Les quatorze fouilles conduites par l’Inrap ont aussi permis de mettre en évidence les différentes époques d’occupation du terrain. Les archéologues ont notamment découvert, à 3,50 mètres sous la cave Soufflot, les sols d’une demeure du début du Ier siècle. Sous le parvis, ils ont retrouvé le témoignage d’habitat et d’activité artisanale datant du Bas Empire (IIIe siècle après J.-C.). Un vaste bâtiment carolingien et plusieurs autres édifices ont pu également être approchés, témoins, cette fois, de l’occupation des lieux au Moyen Age. Enfin, ils ont exhumé les traces d’une église, romane, qui précéda Notre-Dame.

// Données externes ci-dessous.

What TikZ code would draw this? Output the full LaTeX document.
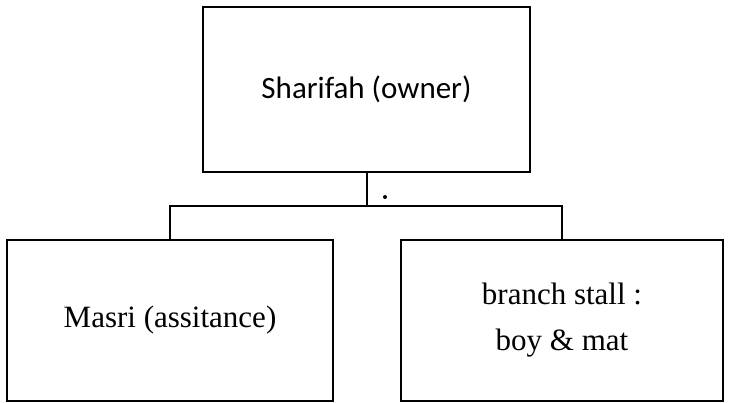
\documentclass[tikz,border=0pt]{standalone}
\usepackage{fontspec}
\setmainfont{Liberation Serif}
\newfontfamily\calib{Carlito}
\usepackage{tikz}
\usetikzlibrary{positioning}

\begin{document}
\begin{tikzpicture}[x=1pt, y=1pt, on grid, line width=2pt,
        box/.style={draw, rectangle, align=center, inner sep=0pt}]
        \useasboundingbox (0,0) rectangle (729,-403);

        \node[box, minimum width=327pt, minimum height=165pt, font=\calib\fontsize{31}{36}\selectfont] (sha) at (366.5,-89.5) {Sharifah (owner)};
        \node[box, minimum width=326pt, minimum height=161pt, font=\fontsize{31}{46}\selectfont] (mas) [below left=231pt and 196.5pt of sha] {Masri (assitance)};
        \node[box, minimum width=322pt, minimum height=161pt, font=\fontsize{31}{46}\selectfont] (brn) [below right=231pt and 195.5pt of sha] {branch stall :\\ boy \& mat};

        \fill (385,-197) circle (2pt);

        \draw (sha.south) -- ++(0,-33) coordinate (bus);
        \draw (mas.north) |- (bus) -| (brn.north);

    \end{tikzpicture}
\end{document}
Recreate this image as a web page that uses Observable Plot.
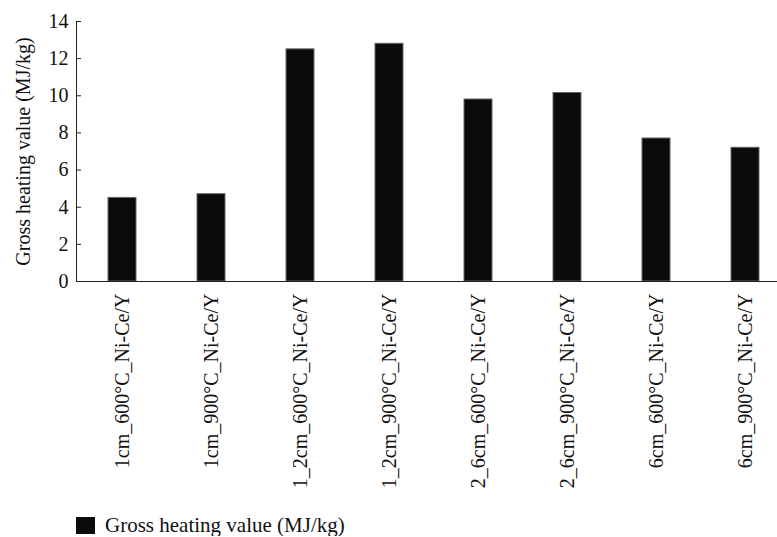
<!DOCTYPE html>
<html>
<head>
<meta charset="utf-8">
<script src="https://cdn.jsdelivr.net/npm/d3@7"></script>
<script src="https://cdn.jsdelivr.net/npm/@observablehq/plot@0.6"></script>
<style>
  body { margin: 0; background: #fff; font-family: "Liberation Serif", serif; }
  #legend { display: flex; align-items: center; padding-left: 76px; margin-top: 9px; font-size: 21px; line-height: 22px; color: #111; }
  #legend .sw { width: 19px; height: 17px; background: #0b0b09; margin-right: 10px; }
</style>
</head>
<body>
<div id="chart"></div>
<div id="legend"><div class="sw"></div><span>Gross heating value (MJ/kg)</span></div>
<script>
const categories = ["1cm_600°C_Ni-Ce/Y", "1cm_900°C_Ni-Ce/Y", "1_2cm_600°C_Ni-Ce/Y", "1_2cm_900°C_Ni-Ce/Y",
                    "2_6cm_600°C_Ni-Ce/Y", "2_6cm_900°C_Ni-Ce/Y", "6cm_600°C_Ni-Ce/Y", "6cm_900°C_Ni-Ce/Y"];
const values = [4.5, 4.7, 12.5, 12.8, 9.8, 10.15, 7.7, 7.2];
const yTicks = [0, 2, 4, 6, 8, 10, 12, 14];
const seriesName = "Gross heating value (MJ/kg)";

const data = categories.map((c, i) => ({category: c, value: values[i]}));

const chart = Plot.plot({
  width: 777,
  height: 505,
  marginLeft: 76,
  marginRight: 0,
  marginTop: 21,
  marginBottom: 224,
  style: {fontFamily: "Liberation Serif, serif", fontSize: "20px", color: "#111", background: "#fff"},
  x: {domain: categories, paddingInner: 0.68, paddingOuter: 0.265, align: 0.65},
  y: {domain: [0, 14]},
  marks: [
    Plot.barY(data, {x: "category", y: "value", fill: "#0b0b09", stroke: "#666", strokeWidth: 1}),
    Plot.axisX({tickSize: 0, tickPadding: 12, tickRotate: -90, label: null}),
    Plot.axisY({ticks: yTicks, tickSize: 5, dx: 5, tickFormat: () => "", label: null, stroke: "#222"}),
    Plot.axisY({ticks: yTicks, tickSize: 0, tickPadding: 8, label: seriesName, labelAnchor: "center", labelArrow: "none", labelOffset: 61}),
    Plot.frame({anchor: "left", stroke: "#222"}),
    Plot.ruleY([0], {stroke: "#222"})
  ]
});
document.getElementById("chart").appendChild(chart);
</script>
</body>
</html>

- Fragment du jubé représentant une frise végétale et un rongeur, après son nettoyage et la stabilisation de la polychromie du XIIIᵉ siècle.
Reste le jubé, peut-être la pièce dont les archéologues sont le plus fiers. Construite en 1230, détruite sous Louis XIV pour répondre aux nouveaux usages liturgiques, cette vaste cloison séparait les fidèles et les religieux. Quelques portions en avaient été retrouvées lors de la restauration de la cathédrale par Viollet-le-Duc, au XIXe siècle. Exposées au Louvre, elles avaient perdu leur couleur.
Près de mille fragments ont été retrouvés, dont sept cents ont conservé leur polychromie. Des pièces « exceptionnelles », ont répété plusieurs intervenants. Toutes ont été « stabilisées », un traitement qui permet d’éviter la destruction de la couleur une fois au contact de l’air. Une reconstitution numérique de l’ensemble est en cours. Mais, dès le 19 novembre, le Musée de Cluny, à Paris, présentera quelques pièces dans le cadre de l’exposition « Faire parler les pierres. Sculptures médiévales de Notre-Dame ». Les images que nous avons pu voir sont bouleversantes.